Some of the counter examples are non-stiff linear systems. You don't need chaos or anything of the sort to have such issues. The paper example is fully non-convergent, non-stiff, and linear for example. There can be a degree of how bad of an example you have too, so while that example is rather pathological (though again, linear and seemingly reasonable at first glance), you can also construct examples on a sliding scale of non-pathological to pathological where the adaptivity can do something but just leads to a local truncation error that is a constant C larger than the local truncation of the primal. The point really is that all values of C are possible with even linear examples, even C=inf.

SGD usually has approximations of the true gradient normally (and you can add noise/do all sort of weird stuff to gradients and still converge in ML), so would this meaningfully affect training. If it does, and training w/ reverse diff on systems such as this is a dangerous idea, we would need to turn down the tolerances, but as you remarked "not all methods (native autodiff of solvers especially) are convergent as tolerance goes to zero in all cases" this means we can't just decrease tolerance and fix the problem (universally).

Without proper numerical analysis and examples of the dynamics of inaccurate ODE gradients, I'll refrain from making any statement as to whether the discrete adjoint gradient is okay or more okay than the continuous adjoint when in the context of high error. There are some good reasons to suggest it's not though. For one, you do need to ensure your gradient is stable. Maybe a good example to add to the paper is a quick example of where it's not. If you do implicit euler going forwards then you have forward euler as the method approximating the gradient process in reverse. It's not a standard forward euler because you're then using the u values from the forward pass for vjp defining the odes, so in a sense it's "snapping back" to the original process in an odd way, but you do have a method whose local propagation is the "adjoint method of the ODE stepper" which is explicit Euler in that case. Can you construct examples where the implicit Euler pass forwards is stable for a choice of dt but the reverse pass is unstable with those dt's? Absolutely, I used to do that one in class as a nice example for thinking about the numerical analysis of derivatives, as it really highlights that the way the derivative is approximated really matters. The point though is that if the reverse propagation is numerically unstable, is it a useful gradient at all? I don't it's possible to make a statement about the utility of it in that case, since without stability any sense of approximation accuracy becomes unbouded.
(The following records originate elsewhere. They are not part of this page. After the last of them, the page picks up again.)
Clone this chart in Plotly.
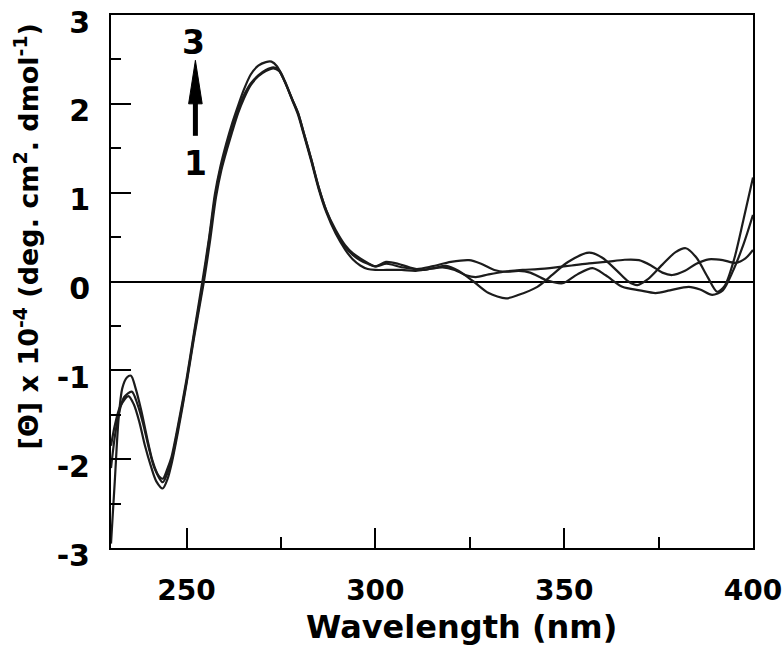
import plotly.graph_objects as go

# ---- data ----
wl_c1 = [230, 231, 232.5, 234.6, 236, 237.5, 239, 240.5, 242, 243.7,
         245, 246, 247.7, 250, 252, 254.6, 256.2, 257.8, 259.2, 260.8,
         262.2, 263.7, 265.2, 267, 269, 271, 273, 274.5, 276, 278,
         279.5, 281, 283, 285, 287, 289.5, 292, 294, 296, 298,
         300, 303, 307, 310.7, 314, 317.8, 321, 324, 326.6, 330,
         334, 339, 343, 347.8, 352, 356.6, 361, 366, 369.8, 373,
         376, 378.6, 382, 385, 388.3, 392, 395.4, 398, 400]
cd_c1 = [-1.85, -1.62, -1.4, -1.29, -1.38, -1.58, -1.85, -2.07, -2.25, -2.33,
         -2.22, -2.06, -1.7, -1.15, -0.63, 0.0, 0.45, 0.95, 1.25, 1.5,
         1.7, 1.9, 2.06, 2.21, 2.31, 2.37, 2.40, 2.37, 2.25, 2.04,
         1.88, 1.66, 1.36, 1.04, 0.78, 0.54, 0.36, 0.25, 0.18, 0.14,
         0.13, 0.13, 0.13, 0.12, 0.14, 0.16, 0.13, 0.07, 0.05, 0.08,
         0.11, 0.13, 0.14, 0.16, 0.18, 0.205, 0.22, 0.245, 0.24, 0.18,
         0.1, 0.073, 0.12, 0.2, 0.25, 0.24, 0.21, 0.26, 0.355]

wl_c2 = [230, 231, 232, 233.5, 235.5, 237, 238.5, 240, 241.5, 243.7,
         245, 246, 247.7, 250, 252, 254.4, 256, 257.7, 259, 260.7,
         262, 263.6, 265, 267, 269, 271, 273, 274.5, 276, 278,
         279.5, 281, 283, 285, 287, 289.5, 292, 294, 296, 298,
         300, 303, 307, 311, 315, 320, 324.8, 328, 331.5, 334.6,
         338, 341, 345, 349.6, 353.5, 357.5, 361, 365.4, 370, 374.2,
         378, 383, 386, 389.2, 392, 394.5, 397.5, 400]
cd_c2 = [-2.1, -1.75, -1.5, -1.3, -1.24, -1.38, -1.6, -1.87, -2.1, -2.26,
         -2.15, -2.02, -1.66, -1.13, -0.6, 0.0, 0.47, 0.98, 1.27, 1.52,
         1.72, 1.93, 2.08, 2.23, 2.32, 2.38, 2.41, 2.38, 2.26, 2.05,
         1.9, 1.68, 1.38, 1.06, 0.8, 0.56, 0.39, 0.3, 0.24, 0.2,
         0.17, 0.2, 0.16, 0.14, 0.17, 0.22, 0.24, 0.2, 0.13, 0.11,
         0.12, 0.1, 0.02, -0.02, 0.08, 0.15, 0.07, -0.06, -0.1, -0.13,
         -0.1, -0.06, -0.09, -0.15, -0.1, 0.1, 0.42, 0.75]

wl_c3 = [230, 231, 232, 233, 234.2, 235.3, 236.5, 238, 239.5, 241,
         242.5, 243.7, 245, 246, 247.7, 250, 252, 254.2, 256, 257.5,
         259, 260.5, 262, 263.5, 265, 267, 269, 271, 272.5, 274,
         276, 278, 279.5, 281, 283, 285, 287, 289.5, 292, 294,
         296, 298, 300, 302.8, 306, 309, 312.5, 315.5, 318.7, 322,
         326, 330, 334.6, 338, 342.9, 347, 351, 356.6, 360, 364,
         367, 369.4, 372, 376, 379.5, 382.2, 385, 388, 390.5, 392.5,
         395, 397.5, 400]
cd_c3 = [-2.95, -2.25, -1.55, -1.2, -1.08, -1.06, -1.2, -1.45, -1.75, -2.02,
         -2.18, -2.22, -2.1, -1.98, -1.63, -1.1, -0.57, 0.0, 0.5, 0.98,
         1.3, 1.55, 1.77, 1.96, 2.14, 2.33, 2.43, 2.47, 2.475, 2.42,
         2.25, 2.05, 1.9, 1.68, 1.38, 1.06, 0.8, 0.58, 0.41, 0.32,
         0.26, 0.21, 0.17, 0.22, 0.2, 0.16, 0.13, 0.15, 0.175, 0.12,
         0.0, -0.13, -0.19, -0.15, -0.06, 0.08, 0.22, 0.325, 0.27, 0.12,
         0.0, -0.04, 0.02, 0.19, 0.33, 0.374, 0.27, 0.05, -0.115, -0.05,
         0.25, 0.7, 1.17]

x_tick_vals = [250, 300, 350, 400]
x_tick_text = ["250", "300", "350", "400"]
x_minor_vals = [275, 325, 375]
y_tick_vals = [-3, -2, -1, 0, 1, 2, 3]
y_tick_text = ["-3", "-2", "-1", "0", "1", "2", "3"]
y_minor_vals = [-2.5, -1.5, -0.5, 0.5, 1.5, 2.5]

x_title = "Wavelength (nm)"
y_title = "[Θ] x 10<sup>-4</sup> (deg. cm<sup>2</sup>. dmol<sup>-1</sup>)"
series_labels = ["1", "3"]

FONT = "DejaVu Sans"

fig = go.Figure()
for wl, cd in [(wl_c1, cd_c1), (wl_c2, cd_c2), (wl_c3, cd_c3)]:
    fig.add_trace(go.Scatter(x=wl, y=cd, mode="lines",
                             line=dict(color="#1c1c1c", width=2.2, shape="spline", smoothing=0.8),
                             showlegend=False, hoverinfo="skip"))

axis_common = dict(showline=True, linecolor="black", linewidth=2, mirror=True,
                   ticks="inside", tickcolor="black", tickwidth=2, ticklen=20,
                   showgrid=False, ticklabeloverflow="allow", automargin=False)

fig.update_xaxes(range=[230, 400], tickmode="array", tickvals=x_tick_vals, ticktext=x_tick_text,
                 zeroline=False, ticklabelstandoff=16,
                 tickfont=dict(family=FONT, size=28, color="black", weight="bold"),
                 minor=dict(ticks="inside", ticklen=11, tickwidth=2, tickcolor="black",
                            tickmode="array", tickvals=x_minor_vals),
                 **axis_common)
fig.update_yaxes(range=[-3, 3], tickmode="array", tickvals=y_tick_vals, ticktext=y_tick_text,
                 zeroline=True, zerolinecolor="black", zerolinewidth=2,
                 ticklabelstandoff=13, ticklabelshift=7,
                 tickfont=dict(family=FONT, size=30, color="black", weight="bold"),
                 minor=dict(ticks="inside", ticklen=10, tickwidth=2, tickcolor="black",
                            tickmode="array", tickvals=y_minor_vals),
                 **axis_common)

# arrow 1 -> 3
arrow_x = 252.35
fig.add_shape(type="line", x0=arrow_x, x1=arrow_x, y0=1.64, y1=2.05,
              line=dict(color="black", width=5))
fig.add_shape(type="path",
              path=f"M {arrow_x-1.8} 2.0 L {arrow_x+1.8} 2.0 L {arrow_x} 2.49 Z",
              fillcolor="black", line=dict(color="black", width=1))
fig.add_annotation(x=arrow_x - 0.5, y=2.69, text=series_labels[1], showarrow=False,
                   font=dict(family=FONT, size=33, color="black", weight="bold"),
                   xanchor="center", yanchor="middle")
fig.add_annotation(x=arrow_x, y=1.33, text=series_labels[0], showarrow=False,
                   font=dict(family=FONT, size=33, color="black", weight="bold"),
                   xanchor="center", yanchor="middle")

# axis titles
fig.add_annotation(xref="paper", yref="paper", x=0.546, y=-0.148, text=x_title,
                   showarrow=False, xanchor="center", yanchor="middle",
                   font=dict(family=FONT, size=32, color="black", weight="bold"))
fig.add_annotation(xref="paper", yref="paper", x=-0.132, y=0.585, text=y_title,
                   textangle=-90, showarrow=False, xanchor="center", yanchor="middle",
                   font=dict(family=FONT, size=27, color="black", weight="bold"))

fig.update_layout(width=782, height=665,
                  margin=dict(l=111, r=29, t=15, b=117),
                  paper_bgcolor="white", plot_bgcolor="white")

# remove the default 8 px page margin so the figure fills the window exactly
fig.write_html("out.html",
               config={"displayModeBar": False},
               post_script="document.body.style.margin='0';document.body.style.overflow='hidden';")
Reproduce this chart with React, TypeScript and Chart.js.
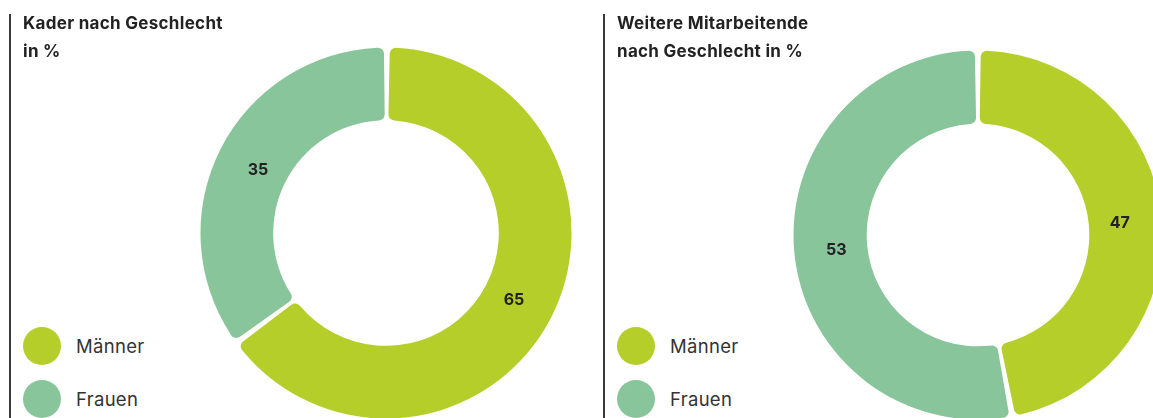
import React, { useEffect, useRef } from 'react';
import { Chart, registerables } from 'chart.js';

Chart.register(...registerables);

const categories = ['Männer', 'Frauen'];
const kaderValues = [65, 35];
const mitarbeitendeValues = [47, 53];
const seriesColors = ['#b5ce29', '#88c59b'];
const kaderTitle = ['Kader nach Geschlecht', 'in %'];
const mitarbeitendeTitle = ['Weitere Mitarbeitende', 'nach Geschlecht in %'];

const FONT = 'Inter, "Noto Sans", sans-serif';

const valueLabels = {
  id: 'valueLabels',
  afterDatasetsDraw(chart: any) {
    const ctx = chart.ctx;
    const meta = chart.getDatasetMeta(0);
    const data = chart.data.datasets[0].data;
    ctx.save();
    ctx.font = `700 16px ${FONT}`;
    ctx.fillStyle = '#222222';
    ctx.textAlign = 'center';
    ctx.textBaseline = 'middle';
    meta.data.forEach((arc: any, i: number) => {
      const p = arc.getProps(['x', 'y', 'startAngle', 'endAngle', 'innerRadius', 'outerRadius'], true);
      const mid = (p.startAngle + p.endAngle) / 2;
      const r = (p.innerRadius + p.outerRadius) / 2 - 4;
      ctx.fillText(String(data[i]), p.x + Math.cos(mid) * r, p.y + Math.sin(mid) * r + 2);
    });
    ctx.restore();
  },
};

const SIZE = 380;

function Donut({ values, cx, cy, radius, cutout }: { values: number[]; cx: number; cy: number; radius: number; cutout: string }) {
  const ref = useRef<HTMLCanvasElement | null>(null);
  useEffect(() => {
    if (!ref.current) return;
    const chart = new Chart(ref.current, {
      type: 'doughnut',
      data: {
        labels: categories,
        datasets: [
          {
            data: values,
            backgroundColor: seriesColors,
            borderWidth: 0,
            borderRadius: 6,
            spacing: 3,
          },
        ],
      },
      options: {
        responsive: false,
        animation: false,
        radius: radius,
        cutout: cutout,
        layout: { padding: 0 },
        plugins: { legend: { display: false }, tooltip: { enabled: false } },
      } as any,
      plugins: [valueLabels],
    });
    return () => chart.destroy();
  }, []);
  return (
    <canvas
      ref={ref}
      width={SIZE}
      height={SIZE}
      style={{ position: 'absolute', left: cx - SIZE / 2, top: cy - SIZE / 2, width: SIZE, height: SIZE }}
    />
  );
}

function Panel({ left, title, values, cx, cy, radius, cutout }: any) {
  return (
    <div style={{ position: 'absolute', left, top: 0, width: 1153, height: 418 }}>
      <Donut values={values} cx={cx} cy={cy} radius={radius} cutout={cutout} />
      <div style={{ position: 'absolute', left: 9, top: 14, width: 1.5, height: 404, background: '#3a3a3a' }} />
      <div
        style={{
          position: 'absolute',
          left: 23,
          top: 9,
          fontFamily: FONT,
          fontWeight: 700,
          fontSize: 17,
          letterSpacing: 0.3,
          lineHeight: '28px',
          color: '#222',
          whiteSpace: 'nowrap',
        }}
      >
        {title.map((t: string, i: number) => (
          <div key={i}>{t}</div>
        ))}
      </div>
      {categories.map((c, i) => (
        <div key={c} style={{ position: 'absolute', left: 23, top: 326.5 + i * 53.5, height: 38, display: 'flex', alignItems: 'center' }}>
          <div style={{ width: 38, height: 38, borderRadius: '50%', background: seriesColors[i] }} />
          <div style={{ marginLeft: 15, fontFamily: FONT, fontSize: 18.5, letterSpacing: 0.3, color: '#333', whiteSpace: 'nowrap' }}>{c}</div>
        </div>
      ))}
    </div>
  );
}

export default function App() {
  return (
    <div style={{ position: 'absolute', left: 0, top: 0, width: 1153, height: 418, overflow: 'hidden', background: '#fff' }}>
      <Panel left={0} title={kaderTitle} values={kaderValues} cx={385.5} cy={233} radius={184} cutout="60.5%" />
      <Panel left={594} title={mitarbeitendeTitle} values={mitarbeitendeValues} cx={383.5} cy={235} radius={183} cutout="60%" />
    </div>
  );
}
But okay, if you have chosen a method for which at the given dts the backwards pass is stable, but you still have sufficiently high error, is this in a regime where you would expect discrete adjoints to have better error properties than continuous adjoints? Again you cannot guarantee you are in this case without error control, but it's plausible this case is common enough to consider. In that case, maybe? But there's still arguments against in. In the common cases of machine learning, you have quasi-static codes in the definition of https://www.stochasticlifestyle.com/useful-algorithms-that-are-not-optimized-by-jax-pytorch-or-tensorflow/, i.e. you have codes which may be control flow but have a flow result which is the same regardless of the input values. So for example, while you may have control flow, there exists a fully unrolled code that is the same code for all inputs that has no control flow. Control flow is just an abstraction in this kind of case. That's your standard machine learning case, and non-adaptive ODE solvers are in that case. In that case, you can say that the discrete adjoint is approximating not necessarily the true process but the discrete code, and it will do so in some manner where the errors are matching the errors of the discretization, and that can be okay.

But adaptive ODE solvers are not in that case. If you change the inputs or tolerances, you get in a sense a different code. It's not say fundamentally different, but you'll loop a different number of times, and this is a discontinuous change to the code. So as you are changing the tolerances, you're not just changing the dts because you're also changing the graph that you're differentiating. What are the properties of the discrete derivative with respect to the compute graph of the first in comparison to the discrete derivative of the compute graph with respect to the lower tolerances? In some sense, the compute graph of the lower tolerance case is almost like a continuous relaxation, so in theory I think something can be pieced together to do numerical analysis on this, but the naive answer is that they are different compute graphs and so every time the tolerance discuss in a way that changes a step (changes a step reject to an accept, changes the number of steps), you have a discontinuity, and it's not clear how to think about how those discontinuities effect the error of the process.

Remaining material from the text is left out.